Ultimately, whatever statement is adopted is a decision of the Board of Trustees, but as President I play a role. This discussion is particularly engaging for me because it involves subjects I have spent a lot of time thinking and writing about in my two books,
Christian Liberty: Living for God in a Changing Culture, and
Gambling: Don’t Bet On It. In the liberty book I discuss “convictions,” beliefs based upon the moral absolutes of Scripture (don’t lie, steal, etc.) and “preferences,” choices God leaves to individuals (food, hobbies, politics, professions, etc.).
In the liberty book I indicate that I do not believe use of alcohol or tobacco in moderation is intrinsically evil, in other words, a sin. But I also believe these commodities are dangerous for many and deadly for some, and I do not drink. In the gambling book I argue that gambling, though not explicitly condemned, nevertheless violates certain doctrines of Scripture. Not every Christian agrees with my perspective of alcohol/tobacco or of gambling, so while I am free to believe, even to advocate, I still must recognize others’ liberty to choose.
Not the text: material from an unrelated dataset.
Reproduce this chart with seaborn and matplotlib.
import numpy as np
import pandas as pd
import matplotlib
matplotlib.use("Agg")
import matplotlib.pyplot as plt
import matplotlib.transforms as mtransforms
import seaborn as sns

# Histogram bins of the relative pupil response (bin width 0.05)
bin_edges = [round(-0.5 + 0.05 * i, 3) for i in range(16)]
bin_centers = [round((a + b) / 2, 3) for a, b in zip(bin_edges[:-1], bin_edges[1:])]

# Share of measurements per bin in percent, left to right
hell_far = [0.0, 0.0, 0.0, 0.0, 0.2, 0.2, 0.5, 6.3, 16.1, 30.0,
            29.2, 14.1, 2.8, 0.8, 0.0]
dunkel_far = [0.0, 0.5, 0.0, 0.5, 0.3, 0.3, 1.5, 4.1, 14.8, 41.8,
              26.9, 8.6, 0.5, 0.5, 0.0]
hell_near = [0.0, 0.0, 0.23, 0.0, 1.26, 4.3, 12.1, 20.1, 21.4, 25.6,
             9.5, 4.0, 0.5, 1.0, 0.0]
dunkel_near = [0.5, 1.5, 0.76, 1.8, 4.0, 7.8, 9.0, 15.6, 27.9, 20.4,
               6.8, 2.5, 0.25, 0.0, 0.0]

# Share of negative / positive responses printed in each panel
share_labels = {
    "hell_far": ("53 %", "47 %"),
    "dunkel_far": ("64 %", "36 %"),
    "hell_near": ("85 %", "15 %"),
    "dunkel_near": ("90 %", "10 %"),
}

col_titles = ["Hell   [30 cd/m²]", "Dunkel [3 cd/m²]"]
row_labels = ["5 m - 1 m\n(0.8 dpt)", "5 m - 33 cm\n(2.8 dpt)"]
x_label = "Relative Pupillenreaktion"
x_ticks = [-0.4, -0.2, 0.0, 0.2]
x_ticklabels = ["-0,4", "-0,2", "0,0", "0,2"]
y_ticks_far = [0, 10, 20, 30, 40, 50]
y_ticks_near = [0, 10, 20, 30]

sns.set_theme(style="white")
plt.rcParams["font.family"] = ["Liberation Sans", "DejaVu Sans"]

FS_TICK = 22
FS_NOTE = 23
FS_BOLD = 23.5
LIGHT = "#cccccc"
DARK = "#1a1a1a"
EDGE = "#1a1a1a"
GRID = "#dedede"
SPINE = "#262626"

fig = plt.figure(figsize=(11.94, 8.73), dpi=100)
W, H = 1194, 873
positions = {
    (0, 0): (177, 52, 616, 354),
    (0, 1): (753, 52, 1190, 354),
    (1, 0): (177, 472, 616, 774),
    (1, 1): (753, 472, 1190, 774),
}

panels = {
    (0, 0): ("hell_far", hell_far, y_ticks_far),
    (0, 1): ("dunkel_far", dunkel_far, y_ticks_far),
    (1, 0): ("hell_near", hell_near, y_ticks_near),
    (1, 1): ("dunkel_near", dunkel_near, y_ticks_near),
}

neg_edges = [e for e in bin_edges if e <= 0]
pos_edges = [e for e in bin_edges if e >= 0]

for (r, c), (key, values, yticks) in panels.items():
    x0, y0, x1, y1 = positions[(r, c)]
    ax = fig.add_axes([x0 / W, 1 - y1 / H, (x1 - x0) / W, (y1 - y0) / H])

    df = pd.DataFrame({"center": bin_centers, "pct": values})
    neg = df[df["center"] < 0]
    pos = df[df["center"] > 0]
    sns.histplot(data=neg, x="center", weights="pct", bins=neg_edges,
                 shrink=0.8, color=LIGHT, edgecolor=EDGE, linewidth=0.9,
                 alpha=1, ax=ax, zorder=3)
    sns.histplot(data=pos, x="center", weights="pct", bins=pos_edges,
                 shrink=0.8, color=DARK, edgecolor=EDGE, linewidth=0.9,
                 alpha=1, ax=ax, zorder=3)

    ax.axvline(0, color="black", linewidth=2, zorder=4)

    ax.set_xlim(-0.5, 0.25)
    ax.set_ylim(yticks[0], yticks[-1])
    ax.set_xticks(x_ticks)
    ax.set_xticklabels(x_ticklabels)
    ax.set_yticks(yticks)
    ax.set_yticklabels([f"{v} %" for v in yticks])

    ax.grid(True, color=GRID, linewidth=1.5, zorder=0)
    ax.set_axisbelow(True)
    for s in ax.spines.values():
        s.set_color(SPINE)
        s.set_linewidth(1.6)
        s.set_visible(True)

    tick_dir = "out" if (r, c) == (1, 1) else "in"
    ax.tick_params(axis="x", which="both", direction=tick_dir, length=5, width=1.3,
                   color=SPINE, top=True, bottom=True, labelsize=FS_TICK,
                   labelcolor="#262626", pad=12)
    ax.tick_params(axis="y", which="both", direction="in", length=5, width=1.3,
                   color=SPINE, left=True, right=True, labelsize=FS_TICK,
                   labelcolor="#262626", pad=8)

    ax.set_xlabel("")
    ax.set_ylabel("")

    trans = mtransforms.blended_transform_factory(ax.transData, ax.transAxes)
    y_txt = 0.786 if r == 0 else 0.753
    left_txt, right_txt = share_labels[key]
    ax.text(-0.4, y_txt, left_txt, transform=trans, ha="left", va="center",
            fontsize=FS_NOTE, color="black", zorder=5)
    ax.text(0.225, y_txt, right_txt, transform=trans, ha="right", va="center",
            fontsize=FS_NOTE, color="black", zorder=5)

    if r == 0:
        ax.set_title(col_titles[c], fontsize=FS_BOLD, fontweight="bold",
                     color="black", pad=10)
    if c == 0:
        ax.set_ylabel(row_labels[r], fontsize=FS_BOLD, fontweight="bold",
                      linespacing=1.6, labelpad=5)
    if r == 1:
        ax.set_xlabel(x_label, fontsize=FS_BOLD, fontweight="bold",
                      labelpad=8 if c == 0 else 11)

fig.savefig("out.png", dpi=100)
I also believe that it is entirely appropriate for a Christian university (or any organization) to determine what “preferences” it wishes to embrace—beyond its doctrinal convictions. Historically, such preferences have run the gamut of virtually every conceivable issue from length of hair to music styles to movies to art to dance to fashions, and more. While institutions can act prudishly in applying their preferences, the mere existence of such preferences does not ipso facto mean an institution is acting inappropriately. Institutions that establish preferences can simply be distinctive, and this can be a very good thing.
West Point, Notre Dame, Stanford, and Brigham Young all have preferences. So do McDonald’s, Google, and the Bush White House. Even the NBA has a new dress code. They just call their preferences “policies.”
On occasion, Christian institutions have set aside certain preferences. This act is not in itself a signal a college or university is losing its faith. What matters is how each generation of faculty and staff members take Christ into culture. This is one reason I value a review. Cornerstone’s personnel are talented, thoughtful, and dedicated Christian professionals. Their counsel will be spiritually wise.
Cornerstone University, along with its divisions
Grand Rapids Theological Seminary,
WCSG and
WAY-FM, challenges students and radio listeners to ask how they should live in light of a biblically Christian worldview. The university’s lifestyle statement review is asking the same question of the university at a policy level.